Я думаю, что нота, которую берет поэт, звук, который он пропевает, — это действительно музыка, и та высокая нота, которую он может взять, оправдывает его во всем. А та высокая нота, которой достигла Сильвия Плат в «Леди Лазарус» или «Отце», оправдывает не только ее. Это разговор с жизнью на равных. Мне так кажется. Она была с жизнью на равных. В этом состояла трагедия, но это и позволяло взять ей нужную ноту и достичь таких высот. И Берриман тоже, потому что он был мужчиной. Его короткое стихотворение, которое я вам предложил на занятии, — «Он уступает», на мой взгляд, никакой уступкой не является.
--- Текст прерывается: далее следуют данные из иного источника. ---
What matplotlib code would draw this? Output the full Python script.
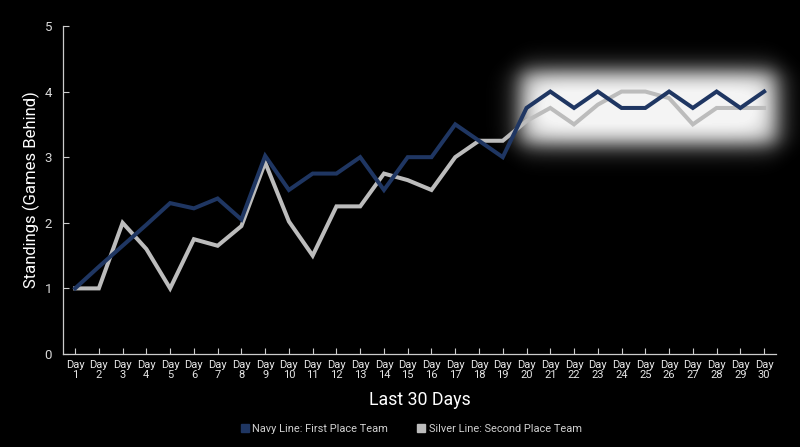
import numpy as np
import matplotlib
matplotlib.use("Agg")
import matplotlib.pyplot as plt
from matplotlib.lines import Line2D

# ------------ Data ------------
days = list(range(1, 31))
day_labels = [f"Day\n{d}" for d in days]
navy = [1.0, 1.33, 1.65, 1.97, 2.3, 2.22, 2.37, 2.05, 3.02, 2.5,
        2.75, 2.75, 3.0, 2.5, 3.0, 3.0, 3.5, 3.25, 3.0, 3.75,
        4.0, 3.75, 4.0, 3.75, 3.75, 4.0, 3.75, 4.0, 3.75, 4.0]
silver = [1.0, 1.0, 2.0, 1.6, 1.0, 1.75, 1.65, 1.95, 2.92, 2.02,
          1.5, 2.25, 2.25, 2.75, 2.65, 2.5, 3.0, 3.25, 3.25, 3.55,
          3.75, 3.5, 3.8, 4.0, 4.0, 3.9, 3.5, 3.75, 3.75, 3.75]
y_ticks = [0, 1, 2, 3, 4, 5]

NAVY = "#1f3662"
SILVER = "#bcbcbc"
TXT = "#e6e6e6"

plt.rcParams["font.family"] = ["Roboto", "DejaVu Sans"]

fig = plt.figure(figsize=(8, 4.47), dpi=100, facecolor="black")
ax = fig.add_axes([0.079, 0.208, 0.891, 0.734], facecolor="black")

# ------------ Glow behind the last days ------------
gx = np.linspace(18.0, 32.0, 700)
gy = np.linspace(2.7, 4.9, 350)
X, Y = np.meshgrid(gx, gy)
fx = 1 / (1 + np.exp(-(X - 19.75) / 0.3)) / (1 + np.exp((X - 30.5) / 0.3))
fy = 1 / (1 + np.exp(-(Y - 3.2) / 0.1)) / (1 + np.exp((Y - 4.3) / 0.1))
glow = np.zeros(X.shape + (4,))
glow[..., :3] = 0.96
glow[..., 3] = np.clip(fx * fy * 1.05, 0, 1)
ax.imshow(glow, extent=(gx[0], gx[-1], gy[0], gy[-1]), origin="lower",
          aspect="auto", zorder=1, clip_on=False, interpolation="bilinear")

# ------------ Lines ------------
ax.plot(days, silver, color=SILVER, lw=2.9, zorder=3, solid_joinstyle="miter")
ax.plot(days, navy, color=NAVY, lw=2.9, zorder=4, solid_joinstyle="miter")

ax.set_xlim(0.5, 30.5)
ax.set_ylim(0, 5)
ax.set_xticks(days)
ax.set_xticklabels(day_labels, fontsize=8, color=TXT, linespacing=1.0)
ax.set_yticks(y_ticks)
ax.set_yticklabels([str(t) for t in y_ticks], fontsize=9.5, color="#d8d8d8")
ax.tick_params(axis="both", direction="in", length=4, color="#cccccc", width=0.8)
ax.tick_params(axis="x", pad=4)
ax.tick_params(axis="y", pad=8)

for side in ["top", "right"]:
    ax.spines[side].set_visible(False)
for side in ["left", "bottom"]:
    ax.spines[side].set_color("#cccccc")
    ax.spines[side].set_linewidth(0.9)

ax.set_ylabel("Standings (Games Behind)", fontsize=12, color="white", labelpad=3)
ax.set_xlabel("Last 30 Days", fontsize=12.8, color="white", labelpad=8)

# ------------ Legend ------------
handles = [
    Line2D([0], [0], marker="s", ls="None", mfc=NAVY, mec=NAVY, ms=6,
           label="Navy Line: First Place Team"),
    Line2D([0], [0], marker="s", ls="None", mfc=SILVER, mec=SILVER, ms=6,
           label="Silver Line: Second Place Team"),
]
fig.legend(handles=handles, loc="lower center", bbox_to_anchor=(0.514, 0.007),
           ncol=2, frameon=False, fontsize=7.9, labelcolor="#d0d0d0",
           handlelength=0.8, handletextpad=0.3, columnspacing=2.6)

fig.savefig("out.png", dpi=100, facecolor="black")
Это победа над кошмаром его жизни. И не надо считать их самоубийства поражением. Это означает, что они были на равных с жизнью. У вас, похоже, другое мнение на этот счет?
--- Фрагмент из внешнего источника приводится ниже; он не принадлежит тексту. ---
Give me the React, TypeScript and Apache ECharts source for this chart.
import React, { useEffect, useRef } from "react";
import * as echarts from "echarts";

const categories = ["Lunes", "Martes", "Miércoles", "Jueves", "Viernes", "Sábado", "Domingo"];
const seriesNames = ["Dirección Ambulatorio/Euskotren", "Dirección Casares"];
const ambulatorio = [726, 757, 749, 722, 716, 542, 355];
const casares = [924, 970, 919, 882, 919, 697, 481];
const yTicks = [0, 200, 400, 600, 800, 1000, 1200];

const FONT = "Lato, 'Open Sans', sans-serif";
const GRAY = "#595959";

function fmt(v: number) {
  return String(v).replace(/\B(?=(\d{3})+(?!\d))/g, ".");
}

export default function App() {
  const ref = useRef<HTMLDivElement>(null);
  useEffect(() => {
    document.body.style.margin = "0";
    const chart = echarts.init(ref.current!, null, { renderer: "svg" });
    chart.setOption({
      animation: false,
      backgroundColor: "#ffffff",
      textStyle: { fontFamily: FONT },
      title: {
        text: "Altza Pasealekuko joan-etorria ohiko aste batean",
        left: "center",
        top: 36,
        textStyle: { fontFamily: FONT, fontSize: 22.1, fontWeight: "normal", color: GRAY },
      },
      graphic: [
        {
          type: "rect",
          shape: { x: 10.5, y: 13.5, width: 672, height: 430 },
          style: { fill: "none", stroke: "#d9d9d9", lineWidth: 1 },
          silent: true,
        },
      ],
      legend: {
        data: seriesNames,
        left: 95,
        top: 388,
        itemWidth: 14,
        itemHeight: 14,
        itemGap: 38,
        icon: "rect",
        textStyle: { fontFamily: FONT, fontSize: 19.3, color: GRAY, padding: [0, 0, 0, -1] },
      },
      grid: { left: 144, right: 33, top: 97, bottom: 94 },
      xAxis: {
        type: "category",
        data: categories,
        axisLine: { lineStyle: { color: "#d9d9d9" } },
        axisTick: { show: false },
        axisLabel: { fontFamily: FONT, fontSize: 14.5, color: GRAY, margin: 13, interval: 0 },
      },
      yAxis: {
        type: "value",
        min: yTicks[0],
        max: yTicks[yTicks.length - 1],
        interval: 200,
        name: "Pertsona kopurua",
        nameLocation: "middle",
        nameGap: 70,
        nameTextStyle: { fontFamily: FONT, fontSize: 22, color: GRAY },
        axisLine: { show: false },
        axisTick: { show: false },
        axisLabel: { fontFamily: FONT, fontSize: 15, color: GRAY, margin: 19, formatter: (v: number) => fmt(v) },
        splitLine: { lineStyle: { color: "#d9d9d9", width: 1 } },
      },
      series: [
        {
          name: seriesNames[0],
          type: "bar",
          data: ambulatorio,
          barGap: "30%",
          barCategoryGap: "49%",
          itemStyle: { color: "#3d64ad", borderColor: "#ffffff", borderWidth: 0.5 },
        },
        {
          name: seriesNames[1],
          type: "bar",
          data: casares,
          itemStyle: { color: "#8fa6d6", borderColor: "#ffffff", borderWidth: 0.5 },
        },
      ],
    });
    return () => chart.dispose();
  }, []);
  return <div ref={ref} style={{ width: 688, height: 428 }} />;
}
Нет. Их самоубийства не удивляют меня, потому что я все более осознаю их невероятно глубокое, ясное, даже галлюцинирующее проникновение в суть жизни. Я также согласна с вашим замечанием, что самоубийство Берримана было победой над кошмаром его жизни.
Сильвия Плат предприняла попытку самоубийства, имея хороший шанс выжить. Все другие разы ее удавалось спасти. Конечно же в ней сильно было саморазрушительное начало. Она пыталась покончить с собой много раз. Но когда оставалась в живых, продолжала писать стихи, и в тот, последний, раз останься она в живых, продолжила бы свои занятия, да? Глупо говорить о смерти как о завершении.
Она как будто вела игру со смертью.
Да, но все же это не игра, а нечто другое.
В курсе русской и американской поэзии, который вы преподаете в Мичиганском университете, вы много времени отвели греческому поэту Константину Кавафису. В какой степени повлиял он на ваше творчество и на жизненные взгляды?
Впервые я прочитал стихи Кавафиса два года назад. Если в моих стихах находят его влияние — для меня это лучший комплимент. Однако я не считаю, что это влияние было столь существенным. Случилось так, что я узнал в его произведениях многое из того, что мне близко. Невозможно находиться под влиянием Кавафиса. Его можно любить, но использовать его как образец нельзя, потому что он неповторим. Весь строй его мыслей, его логику — такое не повторить.